GST implementation, along with other policy measures for tax revenue enhancement, would give a further boost to high tax mobilisation efforts, it said.
"The tax to GDP ratio are accordingly projected at 10.9 per cent and 11.1 per cent of GDP for 2017-18 and 2018-19 respectively," it said.
Besides, the government is planning to take proactive measures to enable enhancement of capital component of its expenditure by various ministries or departments. The results are likely to be seen from Budget 2017-18, it added.
The statement further said that the government continues to pursue its commitment to progressively bring about reforms in the overall subsidy regime.
This includes efficient targeting of subsidies to the poor and needy, while also saving scarce financial resources for investment in infrastructure and pursuit of new development programmes.
According to the statement, food subsidy bill is expected to go up from Rs 1.34 lakh crore in current fiscal to Rs 1.40 lakh in 2017-18 and further to Rs 1.45 lakh crore in 2018-19.

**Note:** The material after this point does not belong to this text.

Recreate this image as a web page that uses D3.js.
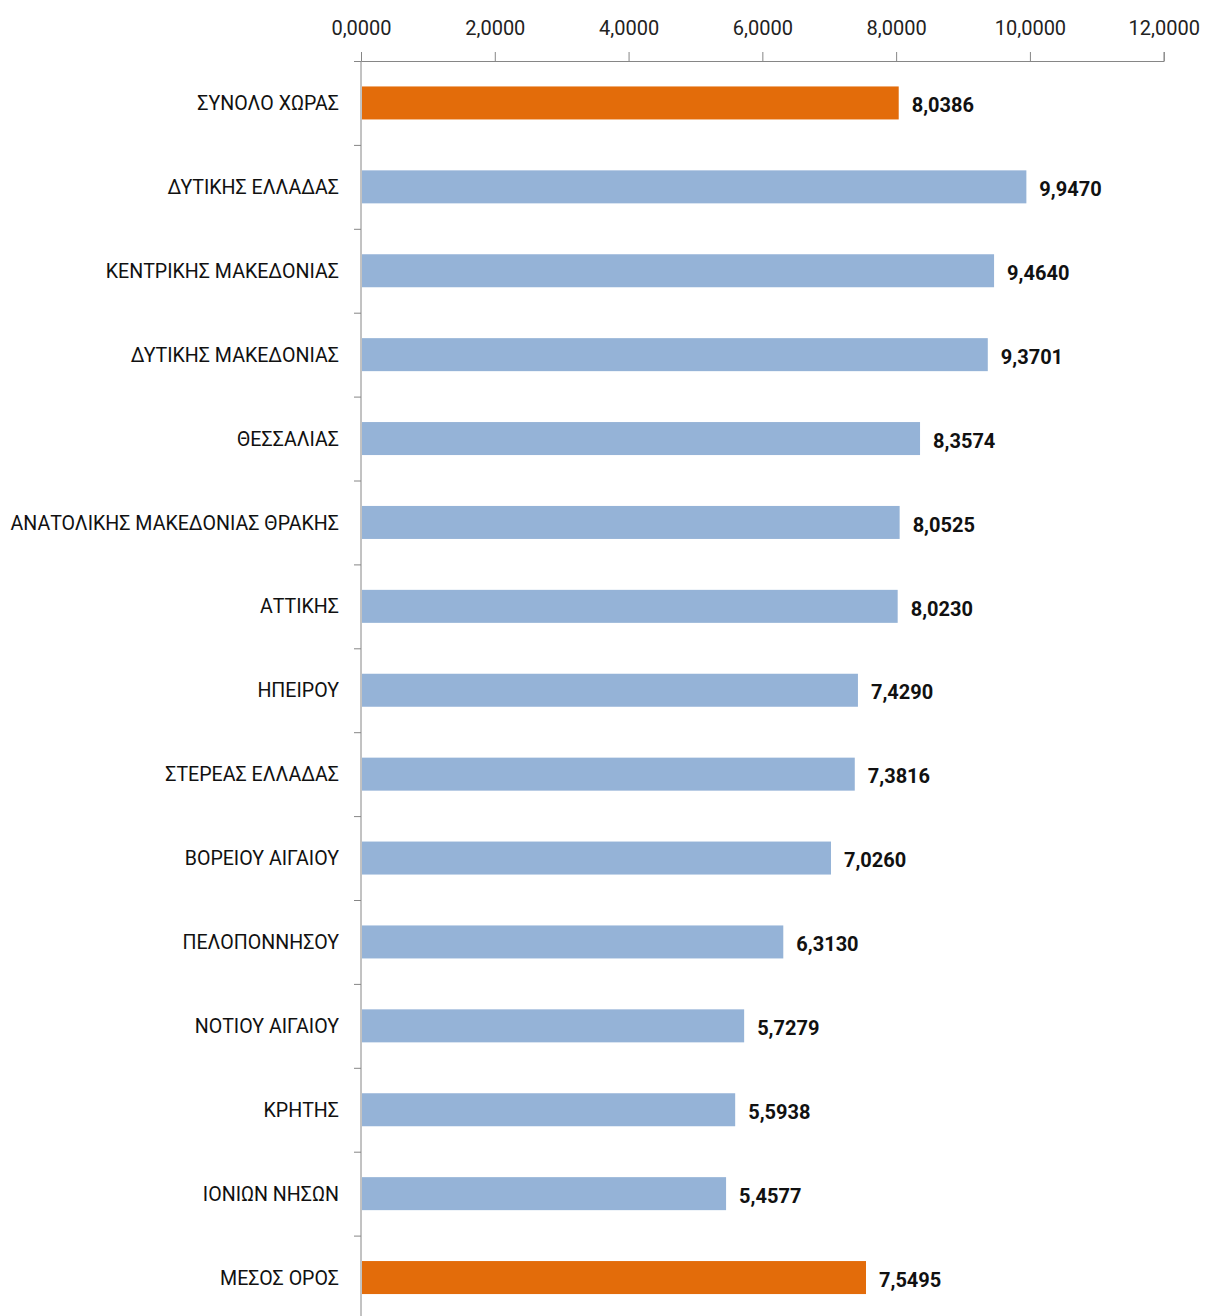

Petroleum subsidy payout is expected to decline from Rs 26,947 crore to Rs 21,000 crore in 2017-18. However, it is estimated to go up to Rs 21,500 crore in 2018-19.
Fertiliser subsidy, which has pegged at Rs 70,000 crore for current fiscal will remain the same in next fiscal, but may go up to Rs 72,000 crore in 2018-19.
It said state governments are coming forward to implement direct benefit transfer in kerosene in selected districts. Government has already launched DBT for LPG subsidy transfer from January 2015.
In 2016-17 fiscal, the total expenditure of the government is estimated at about 13.1 per cent of GDP.
"With continued focus on prioritisation of developmental expenditure and curtailing the growth in non developmental expenditure, the total government expenditure is estimated to be brought down to 12.4 per cent and 12.2 per cent of GDP in 2017-18 and 2018-19," the statement said.